A presidential term limitation is established, albeit with no retroactive application. This effectively allows Mugabe to stand for the upcoming election and — age and health permitting — even to run again in the subsequent ballot.

More than four years of the GNU have also permitted a level of cross-party communication and cooperation unthinkable in 2008. Combined with the country’s slight socio-economic improvements, this may hinder the spread of incendiary rhetoric that contributed to the violent crisis in the last elections.

But other difficulties remain. First, the Zimbabwe Electoral Commission (ZEC) has yet to set a polling date, although the Parliament will dissolve on 29 June 2013, and voter registration has been underway since the end of April. ZANU-PF favours early elections, owing to concerns over 89-year old Mugabe’s ability to endure another campaign. The MDC, by contrast, is pushing for a later date, arguing that electoral reforms are needed first.

As for now, most experts expect the polls to take place at some point in September. Second, Zimbabwe is close to bankruptcy, raising serious concerns about financing the election. Foreign offers have been declined by Harare, citing donors’ attempts to interfere with domestic proceedings.

Third, electoral fraud and political violence have reappeared: Tsvangirai’s office was recently raided, the human rights lawyer Beatrice Mtetwa detained, and the early phase of voter registration has been dogged by irregularities.

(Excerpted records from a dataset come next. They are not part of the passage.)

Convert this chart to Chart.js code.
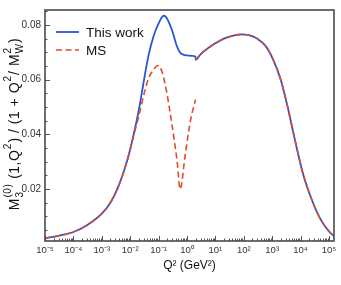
<!DOCTYPE html>
<html>
<head>
<meta charset="utf-8">
<script src="https://cdn.jsdelivr.net/npm/chart.js@4.4.1/dist/chart.umd.min.js"></script>
<style>
  html, body { margin: 0; padding: 0; background: #fff; }
  canvas { display: block; }
</style>
</head>
<body>
<canvas id="chart" width="341" height="285"></canvas>
<script>
// Q^2 values (GeV^2) and curve values
var qWork = [1e-5, 3e-5, 1e-4, 3e-4, 1e-3, 2e-3, 3.5e-3, 6e-3, 0.01, 0.0134, 0.0195, 0.0257, 0.0339, 0.0447, 0.066, 0.1, 0.151, 0.19, 0.295, 0.447, 0.63, 1.15, 2.0,
             2.02, 3, 5, 10, 22, 50, 80, 150, 300, 600, 1100, 2000, 3500, 6000, 12000, 25000, 50000, 100000, 150000];
var mWork = [0.0020, 0.0029, 0.0043, 0.0068, 0.0110, 0.0150, 0.0200, 0.0265, 0.0345, 0.0402, 0.0482, 0.0552, 0.0626, 0.0691, 0.0758, 0.0806, 0.0834, 0.0827, 0.0782, 0.0721, 0.0695, 0.0688, 0.0685,
             0.0673, 0.0693, 0.0712, 0.0733, 0.0752, 0.0763, 0.0766, 0.0763, 0.0750, 0.0722, 0.0672, 0.0600, 0.0500, 0.0390, 0.0258, 0.0160, 0.0090, 0.0045, 0.0028];

var qMS = [1e-5, 3e-5, 1e-4, 3e-4, 1e-3, 2e-3, 3.5e-3, 6e-3, 0.01, 0.0134, 0.0195, 0.0257, 0.0339, 0.0447, 0.066, 0.095, 0.131, 0.19, 0.295, 0.447, 0.575, 0.87, 1.31, 2.0,
           2.01,
           2.02, 3, 5, 10, 22, 50, 80, 150, 300, 600, 1100, 2000, 3500, 6000, 12000, 25000, 50000, 100000, 150000];
var mMS = [0.0020, 0.0029, 0.0043, 0.0068, 0.0110, 0.0150, 0.0200, 0.0265, 0.0345, 0.0398, 0.0462, 0.0515, 0.0565, 0.0606, 0.0636, 0.0652, 0.0630, 0.0558, 0.0436, 0.0303, 0.0200, 0.0327, 0.0448, 0.0527,
           null,
           0.0673, 0.0693, 0.0712, 0.0733, 0.0752, 0.0763, 0.0766, 0.0763, 0.0750, 0.0722, 0.0672, 0.0600, 0.0500, 0.0390, 0.0258, 0.0160, 0.0090, 0.0045, 0.0028];

var xTickValues = [1e-5, 1e-4, 1e-3, 1e-2, 1e-1, 1, 10, 100, 1000, 10000, 100000];
var xTickLabels = ['10\u207B\u2075', '10\u207B\u2074', '10\u207B\u00B3', '10\u207B\u00B2', '10\u207B\u00B9', '10\u2070', '10\u00B9', '10\u00B2', '10\u00B3', '10\u2074', '10\u2075'];
var yTickValues = [0.02, 0.04, 0.06, 0.08];
var yTickLabels = ['0.02', '0.04', '0.06', '0.08'];

var FONT = '"Liberation Sans", Arial, Helvetica, sans-serif';

function points(qs, ms) {
    return qs.map(function (q, i) { return { x: q, y: ms[i] }; });
}

// frame + inside ticks, ROOT style
var frameTicks = {
    id: 'frameTicks',
    afterDatasetsDraw: function (chart) {
        var ctx = chart.ctx, a = chart.chartArea;
        var xs = chart.scales.x, ys = chart.scales.y;
        ctx.save();
        ctx.strokeStyle = '#555';
        ctx.lineWidth = 1;
        ctx.beginPath();
        for (var d = -5; d <= 5; d++) {
            for (var k = 1; k <= 9; k++) {
                var v = k * Math.pow(10, d);
                if (v < xs.min || v > xs.max) continue;
                var px = Math.round(xs.getPixelForValue(v)) + 0.5;
                var len = k === 1 ? 5 : 2.5;
                ctx.moveTo(px, a.bottom);
                ctx.lineTo(px, a.bottom - len);
            }
        }
        for (var j = 1; j <= 17; j++) {
            var yv = j * 0.005;
            if (yv < ys.min || yv > ys.max) continue;
            var py = Math.round(ys.getPixelForValue(yv)) + 0.5;
            var l = j % 4 === 0 ? 5 : 2.5;
            ctx.moveTo(a.left, py);
            ctx.lineTo(a.left + l, py);
        }
        ctx.stroke();
        ctx.lineWidth = 1.6;
        ctx.strokeStyle = '#4a4a4a';
        ctx.strokeRect(a.left, a.top, a.right - a.left, a.bottom - a.top);
        ctx.restore();
    }
};

// legend inside the frame
var innerLegend = {
    id: 'innerLegend',
    afterDraw: function (chart) {
        var ctx = chart.ctx, a = chart.chartArea;
        ctx.save();
        ctx.font = '13.5px ' + FONT;
        ctx.textBaseline = 'middle';
        chart.data.datasets.forEach(function (ds, i) {
            var y = a.top + 22 + i * 18;
            ctx.strokeStyle = ds.borderColor;
            ctx.lineWidth = ds.borderWidth;
            ctx.setLineDash(ds.borderDash || []);
            ctx.beginPath();
            ctx.moveTo(a.left + 11, y);
            ctx.lineTo(a.left + 34, y);
            ctx.stroke();
            ctx.fillStyle = '#111';
            ctx.fillText(ds.label, a.left + 41, y + 1);
        });
        ctx.restore();
    }
};

// rotated y title with sub/superscripts
var yTitleParts = [
    { t: 'M' }, { sub: '3', sup: '(0)' }, { t: ' (1,Q' }, { sup: '2' }, { t: ') / (1 + Q' }, { sup: '2' },
    { t: '/ M' }, { sub: 'W', sup: '2' }, { t: ')' }
];
var yTitle = {
    id: 'yTitle',
    afterDraw: function (chart) {
        var ctx = chart.ctx, a = chart.chartArea;
        var big = '14px ' + FONT, small = '10px ' + FONT;
        ctx.save();
        ctx.letterSpacing = '0.5px';
        var total = 0;
        var widths = yTitleParts.map(function (p) {
            var w;
            if (p.t) { ctx.font = big; w = ctx.measureText(p.t).width; }
            else {
                ctx.font = small;
                w = Math.max(p.sub ? ctx.measureText(p.sub).width : 0, p.sup ? ctx.measureText(p.sup).width : 0) + 1;
            }
            total += w;
            return w;
        });
        ctx.translate(19, 124);
        ctx.rotate(-Math.PI / 2);
        ctx.fillStyle = '#111';
        ctx.textBaseline = 'alphabetic';
        var x = -total / 2;
        yTitleParts.forEach(function (p, i) {
            if (p.t) { ctx.font = big; ctx.fillText(p.t, x, 0); }
            else {
                ctx.font = small;
                if (p.sub) ctx.fillText(p.sub, x + 0.5, 3.5);
                if (p.sup) ctx.fillText(p.sup, x + 0.5, -8);
            }
            x += widths[i];
        });
        ctx.restore();
    }
};

new Chart(document.getElementById('chart'), {
    type: 'line',
    data: {
        datasets: [{
            label: 'This work',
            data: points(qWork, mWork),
            borderColor: '#2a55d6',
            borderWidth: 1.8,
            pointRadius: 0,
            fill: false,
            cubicInterpolationMode: 'monotone',
            order: 2
        }, {
            label: 'MS',
            data: points(qMS, mMS),
            borderColor: '#e24a2c',
            borderWidth: 1.6,
            borderDash: [6, 3.5],
            pointRadius: 0,
            fill: false,
            spanGaps: false,
            cubicInterpolationMode: 'monotone',
            order: 1
        }]
    },
    options: {
        responsive: false,
        animation: false,
        events: [],
        layout: { padding: { top: 10, right: 7, left: 0, bottom: 0 } },
        plugins: { legend: { display: false }, tooltip: { enabled: false } },
        scales: {
            x: {
                type: 'logarithmic',
                min: 1e-5,
                max: 1.5e5,
                grid: { display: false, drawTicks: false },
                border: { display: false },
                afterFit: function (s) { s.height = 44; },
                afterBuildTicks: function (s) {
                    s.ticks = xTickValues.map(function (v) { return { value: v }; });
                },
                ticks: {
                    autoSkip: false,
                    maxRotation: 0,
                    padding: 4,
                    color: '#333',
                    font: { size: 9.5, family: FONT },
                    callback: function (v, i) { return xTickLabels[i]; }
                },
                title: {
                    display: true,
                    text: 'Q\u00B2 (GeV\u00B2)',
                    color: '#111',
                    font: { size: 12, family: FONT },
                    padding: { top: 0, bottom: 12 }
                }
            },
            y: {
                min: 0.001,
                max: 0.0855,
                grid: { display: false, drawTicks: false },
                border: { display: false },
                afterFit: function (s) { s.width = 45; },
                afterBuildTicks: function (s) {
                    s.ticks = yTickValues.map(function (v) { return { value: v }; });
                },
                ticks: {
                    padding: 4,
                    color: '#333',
                    font: { size: 10, family: FONT },
                    callback: function (v, i) { return yTickLabels[i]; }
                }
            }
        }
    },
    plugins: [frameTicks, innerLegend, yTitle]
});
</script>
</body>
</html>
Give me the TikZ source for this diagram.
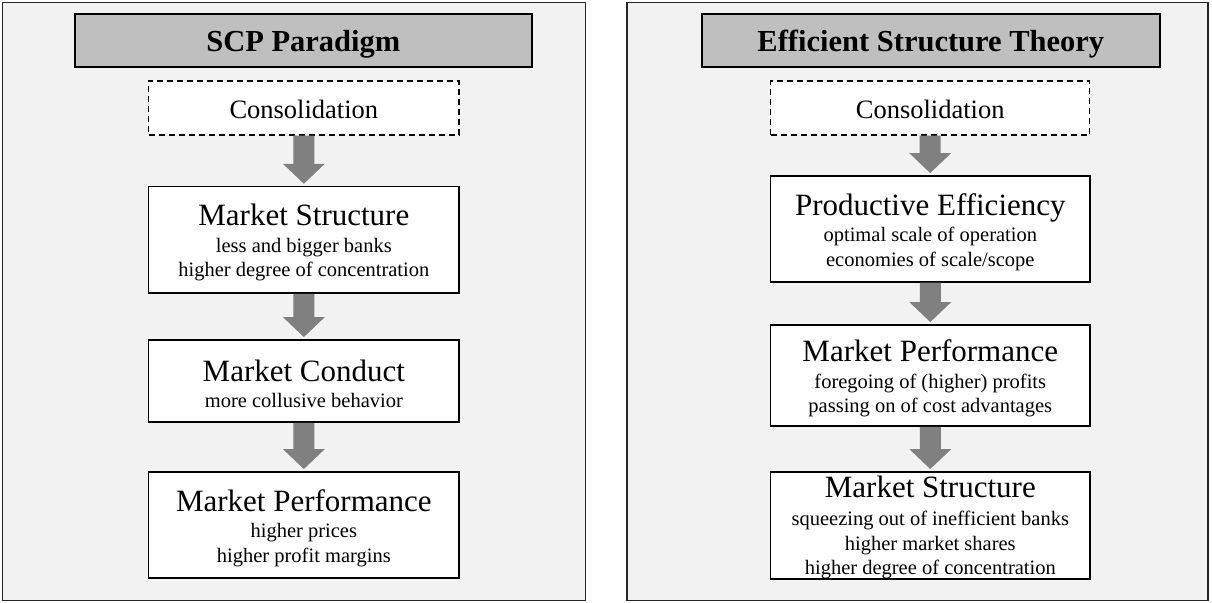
\documentclass[tikz,border=0pt]{standalone}
\usepackage{fontspec}
\setmainfont{Liberation Serif}
\usetikzlibrary{calc}
\definecolor{panelc}{HTML}{F2F2F2}
\definecolor{titlec}{HTML}{BFBFBF}
\definecolor{arrc}{HTML}{808080}
\tikzset{
 panel/.style={draw=black!85, line width=1.2pt, fill=panelc},
 titlebox/.style={draw=black, line width=2pt, fill=titlec, inner sep=0pt, anchor=base, font=\bfseries\fontsize{30.5}{30.5}\selectfont},
 consbox/.style={draw=black, dash pattern=on 6pt off 4pt, line width=1.3pt, fill=white, inner sep=0pt, anchor=base, font=\fontsize{26.5}{26.5}\selectfont},
 stagebox/.style={draw=black, line width=1.5pt, fill=white, inner sep=0pt},
 stagetext/.style={align=center, inner sep=0pt, font=\fontsize{20.5}{24.5}\selectfont},
}
\newcommand\hd[1]{{\fontsize{31}{31}\selectfont #1}}
\newcommand\fatarrow[2]{\fill[arrc] let \p1=(#1.south), \p2=(#2.north) in (\x1-10.5pt,\y1) -- (\x1+10.5pt,\y1) -- (\x1+10.5pt,\y2+22pt) -- (\x1+21pt,\y2+22pt) -- (\x1,\y2+2pt) -- (\x1-21pt,\y2+22pt) -- (\x1-10.5pt,\y2+22pt) -- cycle;}
\begin{document}
\begin{tikzpicture}[x=1pt,y=1pt]
\useasboundingbox (0,0) rectangle (1212,-602);
\fill[white] (0,0) rectangle (1212,-602);
\draw[panel] (2.5,-2.5) rectangle (585.5,-600.5);
\draw[panel] (627,-2.5) rectangle (1208,-600.5);
% left column
\node[titlebox, minimum width=456.7, text height=37.7, text depth=14.7] (lt) at (303.3,-52) {SCP Paradigm};
\node[consbox, minimum width=310.3, text height=37, text depth=17] (lc) at (303.85,-118) {Consolidation};
\node[stagebox, minimum width=310.3, minimum height=106.7] (lms) at (303.85,-239.85) {};
\node[stagebox, minimum width=310.3, minimum height=82.4] (lmc) at (303.85,-381) {};
\node[stagebox, minimum width=310.3, minimum height=106.4] (lmp) at (303.85,-525) {};
\node[stagetext] (lmst) at ([yshift=-3]lms.center) {\hd{Market Structure}\\[2pt] less and bigger banks\\ higher degree of concentration};
\node[stagetext] (lmct) at ([yshift=-3]lmc.center) {\hd{Market Conduct}\\[2pt] more collusive behavior};
\node[stagetext] (lmpt) at ([yshift=-3]lmp.center) {\hd{Market Performance}\\[2pt] higher prices\\ higher profit margins};
\fatarrow{lc}{lms}
\fatarrow{lms}{lmc}
\fatarrow{lmc}{lmp}
% right column
\node[titlebox, minimum width=457.7, text height=37.7, text depth=14.7] (rt) at (930.85,-52) {Efficient Structure Theory};
\node[consbox, minimum width=319, text height=37, text depth=17] (rc) at (930.2,-118) {Consolidation};
\node[stagebox, minimum width=319.3, minimum height=106.1] (rpe) at (930.3,-228.85) {};
\node[stagebox, minimum width=319.3, minimum height=101.4] (rmp) at (930.3,-375.5) {};
\node[stagebox, minimum width=319.3, minimum height=107.4] (rms) at (930.3,-525.5) {};
\node[stagetext] (rpet) at ([yshift=-3]rpe.center) {\hd{Productive Efficiency}\\[2pt] optimal scale of operation\\ economies of scale/scope};
\node[stagetext] (rmpt) at ([yshift=-3]rmp.center) {\hd{Market Performance}\\[2pt] foregoing of (higher) profits\\ passing on of cost advantages};
\node[stagetext] (rmst) at ([yshift=-2]rms.center) {\hd{Market Structure}\\[4pt] squeezing out of inefficient banks\\ higher market shares\\ higher degree of concentration};
\fatarrow{rc}{rpe}
\fatarrow{rpe}{rmp}
\fatarrow{rmp}{rms}
\end{tikzpicture}
\end{document}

These issues all vitiate the prospect of successful elections.

International stakeholders: Proceeding with caution and altering political goals?

Flickers of hope for a stronger role of international mediators have been clouded by ZANU-PF’s intensifying ‘anti-colonialist’ rhetoric and cat and mouse games with donors, which included a March 2013 ban on non African election observers; an April 2013 request for UN election funding, withdrawn only days later over alleged attempts of interfering with domestic politics; and a last-minute refusal of entry to an approved UN election assessment team in April (eventually allowed in).

A delegation from the European Parliament’s Development Committee travelled without disruptions in early May, but international relations remain tense. As guarantors of the GPA, southern African partners exercise a stronger grip on Zimbabwe than those from further afield. South Africa’s President Jacob Zuma, in particular, has been a key diplomat calling for political reform.

Yet international support for ZANU-PF opponents may also undermine their credibility. Citing international sympathy for the MDC, for example, Mugabe has accused Tsvangirai of adopting foreign-imposed policies and of undermining the popular ‘black empowerment’ agenda.

Against this complicated background, two main lessons emerge:

 Government turnover does not guarantee democratic change in Zimbabwe. ZANU-PF lacks democratic roots; but the MDC has, for its part, done little to prove its trustworthiness. Rather than asking who is in power, international analysts might want to put a stronger focus on how to actually improve Zimbabwe’s political culture and institutions.

 Second, foreign actors need to be aware of the high degree of suspicion prevalent in Zimbabwe. The international community should act with great care to avoid unintentionally causing a counterproductive backlash.